Last Night's TV - True Stories: The Battle for Barking, More 4; The Morgana Show, Channel 4; The Foods That Make Billions, BBC2

Right in the thick of it

Do you want to understand the BNP or do you just want to hate them? Judging from Laura Fairrie's film
The Battle for Barking quite a few people think there's no point wasting time on comprehension. "You people are pieces of shit," said a passer-by to a group of canvassing BNP supporters, "And I wouldn't even wipe you off the bottom of my shoes." Relatively speaking, he was one of the politer ones too. Fairrie, on the other hand, did want to understand, and she got far enough inside Nick Griffin's electoral campaign, while tracking his attempt to win the party's first Parliamentary seat, to be flecked by some of the spittle that had been aimed at her subject. She was on first-name terms with several of the activists – admitted to BNP party meetings and allowed to ride along on leafleting drives – and the result was genuinely intriguing, a film that was never sympathetic to the cause but did achieve an empathy for the fears and resentments that had driven the BNP's supporters away from mainstream politics.

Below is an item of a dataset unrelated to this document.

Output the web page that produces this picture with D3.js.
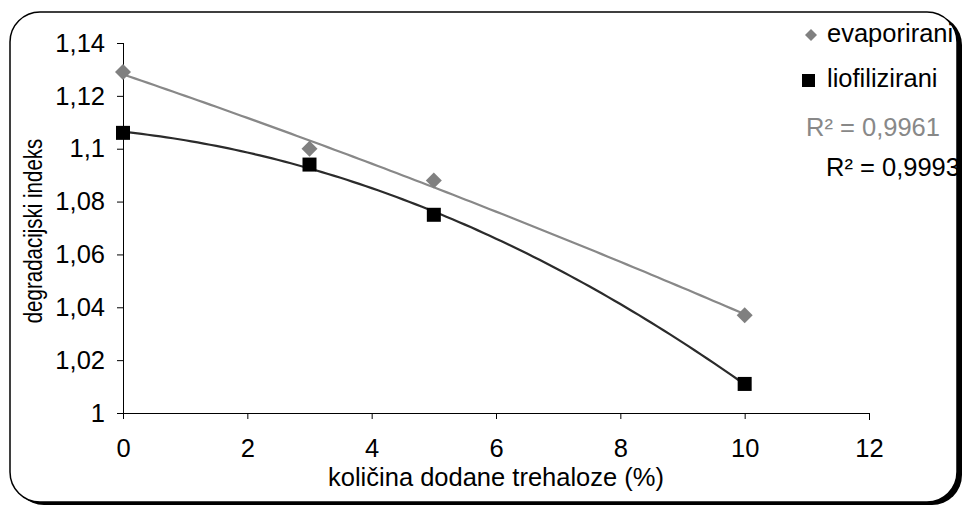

Fairrie was assisted in her tricky balancing operation by a substantial counterweight – Margaret Hodge, the sitting MP that Griffin was hoping to dislodge. Why had he chosen Barking for his big push, Fairrie asked Hodge: "Because he hates immigrants, he hates women and he hates Jews and I'm all three," she replied ruefully. And though Hodge was the incumbent, with a substantial party machine behind her, she also figured here as an underdog, up against ominous polling figures that seemed to suggest the Barking electorate were about to deliver a shock. She also lost her husband to a long illness in the lead up to the election, an event that played little part in the electoral politics but unquestionably helped to humanise her here. Nick Griffin had teared up as he announced his candidacy, moved by his own sense of manifest destiny. Hodge's tears, as she talked about her grief, came from a much deeper place.

The BNP were never ridiculed by the film, which didn't prevent them looking ridiculous of course. Rallying the troops for the big push, Richard Barnbrook, a BNP councillor in Barking and trusted Griffin lieutenant, indulged in a bit of bierkeller rhetorical style: "We cannot afford to lose! You must give your heart and you must fight five days a week!" he urged, prompting the thought that a battle for civilisation that breaks for the weekend isn't very likely to succeed. On the hustings, in a busy shopping street, Griffin was joined by a eccentric black man in a large hat, smiling broadly as he expressed his support for the party, and an inflamed chap in a dog collar. "Get out Gordon Brown!" shrieked the latter, "Stop pushing sodomy on children of seven!" The expression on Griffin's face suggested that he thought neither of them were exactly assisting the cause, but that he couldn't afford to ditch this meagre evidence of his party's broad appeal.

Hodge, meanwhile, was out on the doorsteps pitching hard for the "Anybody but the BNP" party, having wisely decided that it might be best to convert the election into a referendum on the acceptability of racism and compulsory repatriation. At one point, she even appeared to be suggesting to the black congregation of a local evangelical church that the BNP were planning to drop them from helicopters into the sea, though it's possible that a metaphor had just got out of hand in the excitement. Whatever she said, though, it worked because on election night, gratifyingly, the BNP lost everything – Griffin coming in a poor third and every BNP council seat disappearing. They can now add that defeat to the endless list of grievances that fuel their politics, but even the most paranoid of them couldn't legitimately say that Fairrie had stitched them up in her film. All the embroidery was do-it-yourself.

About 10 minutes in, The Morgana Show, a new comedy showcase for Channel 4, was going to get a really terrible review. The opening sketch – a gag about Boris Johnson at prep school – combined a weak impersonation with a silly and unfunny script. The Cheryl Cole and Dannii Minogue take-offs weren't much better and a sketch featuring Gilbert – a teenager with learning difficulties who stars in his own home-made television show – struck me as bullying in its comedy, the kind of television that will go down very well with callow 14-year-olds, but will make life absolute hell for any of their contemporaries unfortunate enough to wear bottle-bottom glasses. But then Morgana released the bully in me by doing a wickedly accurate impression of Fearne Cotton, a presenter who richly deserves all the mockery she can get. And I laughed at the running gag about Lady Gaga, glimpsed doing banal household tasks in wildly improbable costumes. By the end, I even laughed at Gilbert, thanks to the detail of Robinson's performance. But I'm not proud of myself.

"If you understand breakfast cereals you understand the modern food business," someone said at the beginning of The Foods That Make Billions. What there is to understand about cereals, it turns out, is that the ratio of nourishment to profit tilts heavily in favour of the latter, until someone gets furious enough about it to make the cereal companies behave better. And the fact that around 100 new cereals are launched every year in Britain alone suggests they're not being made to behave nearly well enough to discourage them. Enjoy your corn flakes... they've spent enough money persuading you to.